Monday, May 26, 2008


When growing up in Nalotu, Yawe in Kadavu, Semi Koroilavesau never dreamt that one day he would be a naval officer, forget being a director of a prominent cruise company.
Being the boss of the Captain Cook Cruises and travelling to nearly all the countries in the world was a far cry from his life at Nalotu.
He had made a name for himself in not only the cruise shipping sector, but also in the naval division of the Republic of the Fiji Military Forces where he finished of with the rank of a Commander.
He is also a chairman of the Fiji Ports Corporation and is a qualified sea captain.
He said he was now enjoying the fruit of the sacrifice and the teachings of his parents, some of his teachers and the determination he had earlier in his younger days.
But the way to get there was not smooth sailing for Mr Koroilavesau who is commonly known as Commander Semi.
Life definitely did not come on a silver platter for him.
With seven siblings, his younger days were full of struggles, having to share whatever little they had.
But he said it was the strict upbringing from his parents that directed him to a good path in life.
"My father was a disciplinarian and my mother was caring and loving," he said.
And they were devoted Methodists who always ensured our faith was intact.
He said even though life in the village was the happiest thing he could think of, money was hard to obtain.
"My father had to struggle to support the family especially when there were eight of us," he said.
His father was a handy man at Richmond High School, who emphasised on education for all his children.
Commander Semi said since his father was a handy man, he and his siblings were able to get free education at Richmond.
Since they were staying at the Richmond School compound, he had to walk for about two hours to get to get to his primary school - Yawe District.
It was a two hour walk in the morning and another two hours back.
That went for six years from 1963 to 1968 until he passed his Fiji Intermediate Examination
That was a big relief for him as he would no longer walk long distances, because he lived in the school compound.
At Richmond, he used to help his mother sell food to the other students to get additional income for the family.
"My late mother used to make roti parcels and I helped sell it to the teachers and students," he said.

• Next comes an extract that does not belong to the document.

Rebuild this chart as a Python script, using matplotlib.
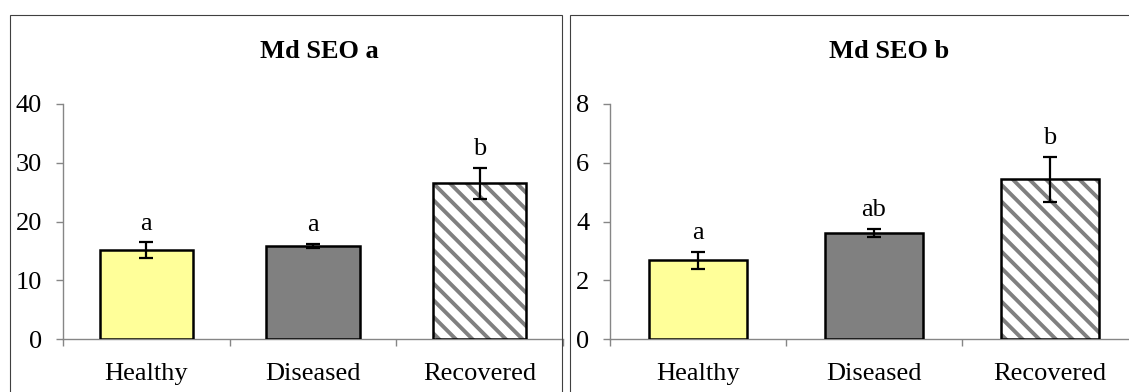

Commander Semi said his grandmother, a skillful handicraft maker, also contributed towards the family upkeep.
And every Saturday, he had no choice but to help his father at the plantation.
"We used to go in the morning and come back late in the afternoon," he said.
"That was something I dreaded and my father often reminded me that was what life in the village was all about.
"He told me that if I do not want to live that kind of life, I must study hard and try to get a good job after school," he said.
With determination and a strict upbringing Commander Semi was able to pass his Fiji Junior Examination in 1972 and secured a place at Lelean Memorial School.
"I boarded in Lelean from 1973 to 1975," he said.
Although life at boarding school was not easy, it was fun, he said.
Knowing very well the difficulties faced back at home, Commander Semi told his father to only give him his school fees and he would work for his pocket money.
"Me and the other students from the islands used to go to Indian families in Davuilevu and neighbouring areas and work for them on Saturdays after our chores from the hostel," he said.
"That's what you call kam-karo," he said.
He used to earn about $2 to $2.50 for cleaning their gardens and raking their compounds.
Commander Semi said that time there were a lot wild jackfruit at Davuilevu.
"We used to get that and sell them to the Indian families that we went to for 75 cents," he said.
"That was extra money for us."
He said the money was enough for their movies at the Regent in Nausori plus half a loaf of bread and butter.
"That time, we always ate kadrala (hard cassava), so the money we got, we bought our bread," he said.
He said one of the teachers then, Autiko Daunakamakama really moulded him well during those days.
"He is someone I always look up to," he said.
After passing Form Six, Commander Semi had a choice of whether to go to the University of the South Pacific or joined the military.
"Since I was not so disciplined that time with big hair and no care at all of how I looked, I thought the military would be the best place to get the discipline that I lacked," he said.
So he went for the officer cadet course in January 4, 1976.
He went to the naval division the same year and he stayed there for 18 years.
He was one of the two officers who started Captain Cook Cruises in 1988 while he was still in the military, but had to resign in 2003 to pursue his business dreams.
Commander Semi is married to Joanne, who is now his operations manager.
He has five children - his eldest son Alifereti is a naval officer and he is away training in Malaysia.
His second son Lars, a former navy personnel, is an engineer for Captain Cook Cruises.
His only daughter Ballina is in the US Air Force and two of his younger sons are also in America.
His youngest son is at home in Nakurakura and attending Nadi Airport School.
He has two grandchildren - Ballina and Josaia.